Aim of the task: Below are the records; copy each line in them that holds the word "this".

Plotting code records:
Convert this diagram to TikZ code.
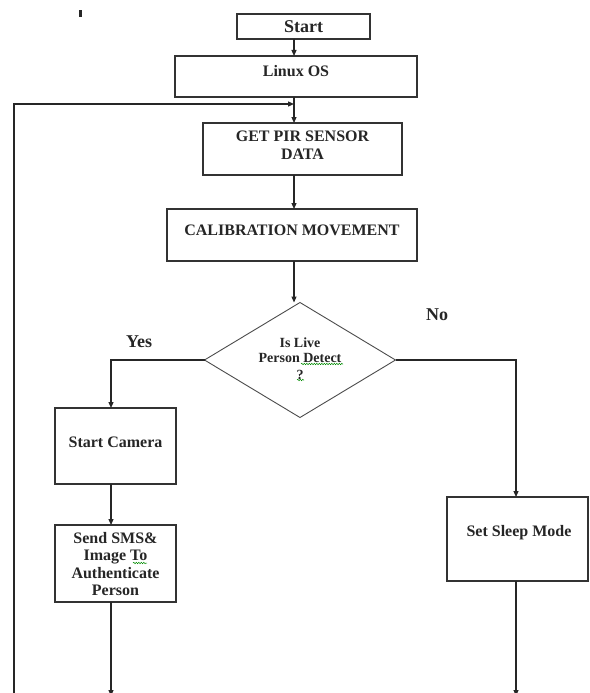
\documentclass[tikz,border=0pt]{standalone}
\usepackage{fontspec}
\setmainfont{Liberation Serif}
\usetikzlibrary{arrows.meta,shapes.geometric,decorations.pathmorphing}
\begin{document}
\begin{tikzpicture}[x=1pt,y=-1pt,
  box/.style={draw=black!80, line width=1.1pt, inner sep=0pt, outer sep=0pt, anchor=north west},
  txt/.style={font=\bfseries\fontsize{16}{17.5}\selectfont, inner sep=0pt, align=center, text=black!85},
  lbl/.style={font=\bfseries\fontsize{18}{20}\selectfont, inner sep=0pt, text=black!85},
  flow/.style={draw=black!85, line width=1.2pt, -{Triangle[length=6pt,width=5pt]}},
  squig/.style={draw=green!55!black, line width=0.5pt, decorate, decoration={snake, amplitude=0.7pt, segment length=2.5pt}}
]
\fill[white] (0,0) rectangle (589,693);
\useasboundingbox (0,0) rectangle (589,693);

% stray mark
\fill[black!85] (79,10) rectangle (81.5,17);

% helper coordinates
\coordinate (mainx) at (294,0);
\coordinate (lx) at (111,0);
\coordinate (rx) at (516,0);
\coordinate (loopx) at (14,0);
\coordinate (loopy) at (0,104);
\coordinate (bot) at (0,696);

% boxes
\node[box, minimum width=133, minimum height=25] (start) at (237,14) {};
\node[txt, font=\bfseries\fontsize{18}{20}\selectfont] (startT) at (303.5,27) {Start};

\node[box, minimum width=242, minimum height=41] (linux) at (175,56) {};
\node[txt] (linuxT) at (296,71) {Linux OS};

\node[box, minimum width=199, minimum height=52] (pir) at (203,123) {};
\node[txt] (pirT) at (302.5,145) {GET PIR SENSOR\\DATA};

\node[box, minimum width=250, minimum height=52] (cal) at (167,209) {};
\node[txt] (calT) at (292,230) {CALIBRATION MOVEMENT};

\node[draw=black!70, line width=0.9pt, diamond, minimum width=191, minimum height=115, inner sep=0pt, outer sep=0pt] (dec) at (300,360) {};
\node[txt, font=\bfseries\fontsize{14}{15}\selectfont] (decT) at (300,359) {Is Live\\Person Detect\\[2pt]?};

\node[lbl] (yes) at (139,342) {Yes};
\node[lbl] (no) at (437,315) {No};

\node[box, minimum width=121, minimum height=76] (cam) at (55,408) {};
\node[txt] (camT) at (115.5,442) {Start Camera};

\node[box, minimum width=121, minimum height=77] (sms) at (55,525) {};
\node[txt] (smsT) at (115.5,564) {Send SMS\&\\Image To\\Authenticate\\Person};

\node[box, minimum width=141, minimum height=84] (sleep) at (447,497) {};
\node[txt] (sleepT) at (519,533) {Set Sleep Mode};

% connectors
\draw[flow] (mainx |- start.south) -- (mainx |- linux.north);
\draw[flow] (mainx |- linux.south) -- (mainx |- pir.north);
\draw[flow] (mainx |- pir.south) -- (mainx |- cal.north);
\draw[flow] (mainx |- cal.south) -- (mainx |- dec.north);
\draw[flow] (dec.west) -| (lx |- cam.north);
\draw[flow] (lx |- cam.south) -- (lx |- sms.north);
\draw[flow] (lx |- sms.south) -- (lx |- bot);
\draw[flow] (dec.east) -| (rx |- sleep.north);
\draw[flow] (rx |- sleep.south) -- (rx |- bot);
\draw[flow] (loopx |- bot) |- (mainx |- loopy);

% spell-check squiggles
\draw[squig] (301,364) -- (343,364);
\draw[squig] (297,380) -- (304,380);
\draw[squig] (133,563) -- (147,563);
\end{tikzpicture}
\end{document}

* * *

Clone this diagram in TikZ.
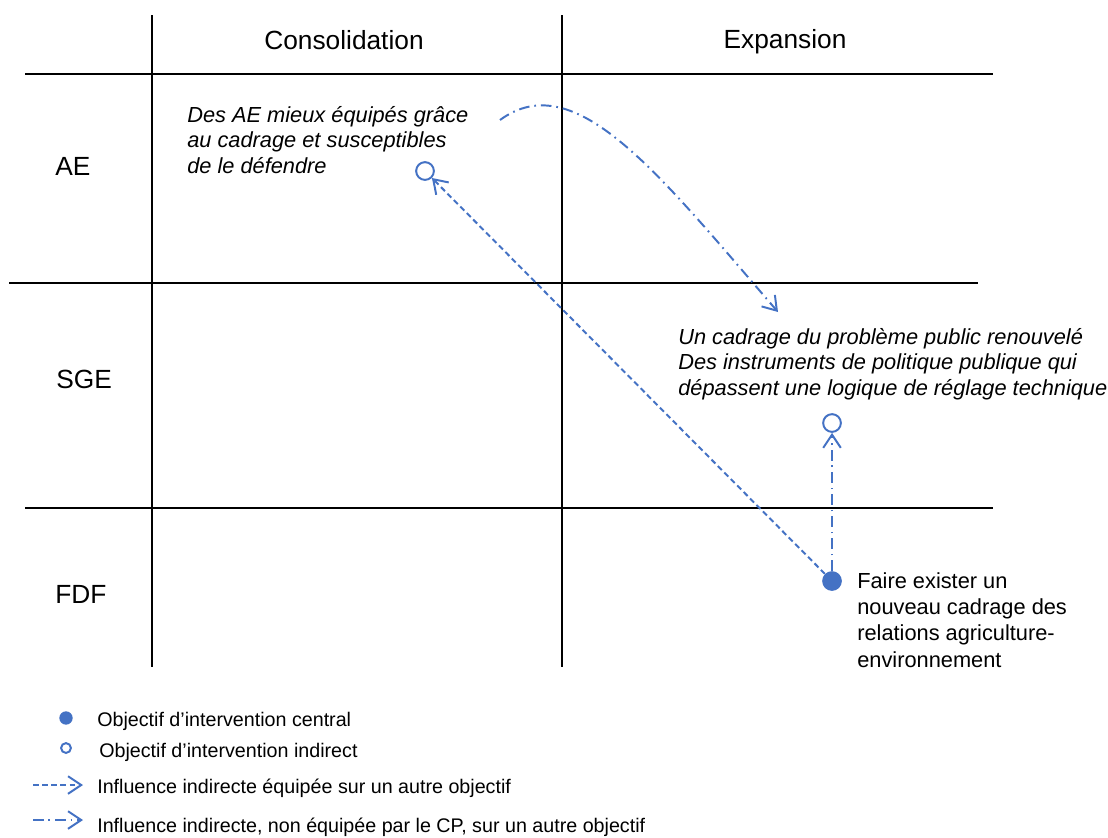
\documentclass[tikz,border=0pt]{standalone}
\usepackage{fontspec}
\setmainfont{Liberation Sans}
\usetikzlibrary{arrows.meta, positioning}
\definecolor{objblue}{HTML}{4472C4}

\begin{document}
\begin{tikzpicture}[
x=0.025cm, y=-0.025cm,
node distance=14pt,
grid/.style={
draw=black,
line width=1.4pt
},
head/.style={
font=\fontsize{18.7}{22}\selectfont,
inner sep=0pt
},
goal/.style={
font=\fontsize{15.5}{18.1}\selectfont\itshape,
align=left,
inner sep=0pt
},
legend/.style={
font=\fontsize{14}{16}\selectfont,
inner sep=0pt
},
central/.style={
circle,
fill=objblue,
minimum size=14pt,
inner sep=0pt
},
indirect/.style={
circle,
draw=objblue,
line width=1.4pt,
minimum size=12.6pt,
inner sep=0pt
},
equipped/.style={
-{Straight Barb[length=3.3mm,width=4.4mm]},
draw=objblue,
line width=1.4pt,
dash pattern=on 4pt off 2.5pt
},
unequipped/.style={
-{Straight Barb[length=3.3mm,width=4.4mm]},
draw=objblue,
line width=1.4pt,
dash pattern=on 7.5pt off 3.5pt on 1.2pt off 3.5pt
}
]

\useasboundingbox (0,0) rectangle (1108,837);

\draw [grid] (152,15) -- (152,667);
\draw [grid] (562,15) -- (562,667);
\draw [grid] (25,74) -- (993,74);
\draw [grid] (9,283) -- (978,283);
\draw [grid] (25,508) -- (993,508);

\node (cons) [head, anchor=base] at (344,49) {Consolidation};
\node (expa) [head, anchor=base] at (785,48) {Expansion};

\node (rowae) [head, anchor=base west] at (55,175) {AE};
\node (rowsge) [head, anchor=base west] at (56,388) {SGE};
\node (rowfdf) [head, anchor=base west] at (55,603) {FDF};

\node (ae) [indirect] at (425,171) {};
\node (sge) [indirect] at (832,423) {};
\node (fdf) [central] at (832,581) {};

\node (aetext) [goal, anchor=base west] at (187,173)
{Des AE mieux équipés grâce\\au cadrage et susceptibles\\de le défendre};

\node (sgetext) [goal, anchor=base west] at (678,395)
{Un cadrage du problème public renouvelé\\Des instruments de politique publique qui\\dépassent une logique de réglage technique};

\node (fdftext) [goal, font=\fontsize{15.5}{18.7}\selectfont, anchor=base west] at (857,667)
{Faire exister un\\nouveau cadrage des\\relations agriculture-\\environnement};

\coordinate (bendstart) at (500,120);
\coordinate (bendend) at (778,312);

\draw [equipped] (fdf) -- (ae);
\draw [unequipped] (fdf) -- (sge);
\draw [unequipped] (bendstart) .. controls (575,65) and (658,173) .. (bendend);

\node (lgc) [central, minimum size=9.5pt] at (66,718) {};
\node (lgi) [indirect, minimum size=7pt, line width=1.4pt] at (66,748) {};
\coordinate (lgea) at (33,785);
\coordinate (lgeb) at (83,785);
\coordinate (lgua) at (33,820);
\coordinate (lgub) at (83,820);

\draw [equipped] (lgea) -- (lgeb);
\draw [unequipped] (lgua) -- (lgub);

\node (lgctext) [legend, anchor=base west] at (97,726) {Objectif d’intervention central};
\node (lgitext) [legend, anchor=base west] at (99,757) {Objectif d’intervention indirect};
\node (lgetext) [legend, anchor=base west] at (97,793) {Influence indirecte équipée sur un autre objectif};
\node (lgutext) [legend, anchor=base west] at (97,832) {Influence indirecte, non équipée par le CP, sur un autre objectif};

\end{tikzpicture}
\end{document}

==

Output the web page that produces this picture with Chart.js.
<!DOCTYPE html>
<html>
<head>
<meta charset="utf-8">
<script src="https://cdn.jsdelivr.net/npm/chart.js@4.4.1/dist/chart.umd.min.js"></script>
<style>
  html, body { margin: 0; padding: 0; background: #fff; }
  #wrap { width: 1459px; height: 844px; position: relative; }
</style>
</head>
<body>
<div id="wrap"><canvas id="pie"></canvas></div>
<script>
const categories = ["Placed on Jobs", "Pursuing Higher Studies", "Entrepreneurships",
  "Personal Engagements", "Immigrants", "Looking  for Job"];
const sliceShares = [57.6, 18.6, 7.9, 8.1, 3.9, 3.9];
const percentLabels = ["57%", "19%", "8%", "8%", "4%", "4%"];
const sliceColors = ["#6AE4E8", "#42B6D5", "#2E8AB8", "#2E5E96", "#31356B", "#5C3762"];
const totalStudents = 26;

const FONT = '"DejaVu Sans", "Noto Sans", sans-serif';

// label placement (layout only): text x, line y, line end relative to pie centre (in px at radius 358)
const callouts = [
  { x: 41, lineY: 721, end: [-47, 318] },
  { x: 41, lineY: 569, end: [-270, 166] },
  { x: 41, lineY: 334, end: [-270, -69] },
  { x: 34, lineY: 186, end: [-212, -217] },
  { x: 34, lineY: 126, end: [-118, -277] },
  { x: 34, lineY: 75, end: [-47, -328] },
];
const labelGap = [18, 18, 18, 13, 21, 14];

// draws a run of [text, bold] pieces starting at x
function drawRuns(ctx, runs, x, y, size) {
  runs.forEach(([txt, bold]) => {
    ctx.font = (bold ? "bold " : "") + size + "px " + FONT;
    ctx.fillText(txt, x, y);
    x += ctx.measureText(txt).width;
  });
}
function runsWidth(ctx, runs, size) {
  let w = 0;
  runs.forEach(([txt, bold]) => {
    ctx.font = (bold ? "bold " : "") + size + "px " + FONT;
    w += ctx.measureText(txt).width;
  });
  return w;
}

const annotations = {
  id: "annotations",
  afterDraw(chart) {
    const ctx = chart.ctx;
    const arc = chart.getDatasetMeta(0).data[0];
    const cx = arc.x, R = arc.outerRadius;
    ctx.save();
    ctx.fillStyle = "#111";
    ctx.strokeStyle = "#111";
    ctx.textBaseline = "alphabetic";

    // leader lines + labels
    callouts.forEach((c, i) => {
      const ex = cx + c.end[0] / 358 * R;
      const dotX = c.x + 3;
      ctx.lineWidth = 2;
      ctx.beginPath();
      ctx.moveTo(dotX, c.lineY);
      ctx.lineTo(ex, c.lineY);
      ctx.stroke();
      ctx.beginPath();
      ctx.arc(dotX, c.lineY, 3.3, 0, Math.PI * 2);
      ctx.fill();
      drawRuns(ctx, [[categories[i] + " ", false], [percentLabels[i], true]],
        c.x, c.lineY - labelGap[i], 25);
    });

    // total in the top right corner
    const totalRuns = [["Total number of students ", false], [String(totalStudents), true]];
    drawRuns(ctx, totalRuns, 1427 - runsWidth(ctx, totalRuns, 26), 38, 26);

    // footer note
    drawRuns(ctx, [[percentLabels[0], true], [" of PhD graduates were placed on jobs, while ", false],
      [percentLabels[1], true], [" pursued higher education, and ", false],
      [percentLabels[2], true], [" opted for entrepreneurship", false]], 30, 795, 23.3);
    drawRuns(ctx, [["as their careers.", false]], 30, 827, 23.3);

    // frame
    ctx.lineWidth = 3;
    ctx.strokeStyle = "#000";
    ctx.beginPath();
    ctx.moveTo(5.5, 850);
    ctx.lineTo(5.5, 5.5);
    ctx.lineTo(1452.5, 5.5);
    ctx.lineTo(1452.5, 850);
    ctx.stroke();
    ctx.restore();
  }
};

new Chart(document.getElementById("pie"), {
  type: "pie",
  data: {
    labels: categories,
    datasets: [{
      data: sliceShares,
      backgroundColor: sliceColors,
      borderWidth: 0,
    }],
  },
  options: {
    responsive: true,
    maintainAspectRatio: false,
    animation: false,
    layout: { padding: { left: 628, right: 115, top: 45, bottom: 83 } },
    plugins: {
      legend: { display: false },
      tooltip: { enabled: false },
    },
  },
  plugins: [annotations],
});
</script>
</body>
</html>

Worked solution:
Convert this diagram to TikZ code.
Clone this diagram in TikZ.
Output the web page that produces this picture with Chart.js.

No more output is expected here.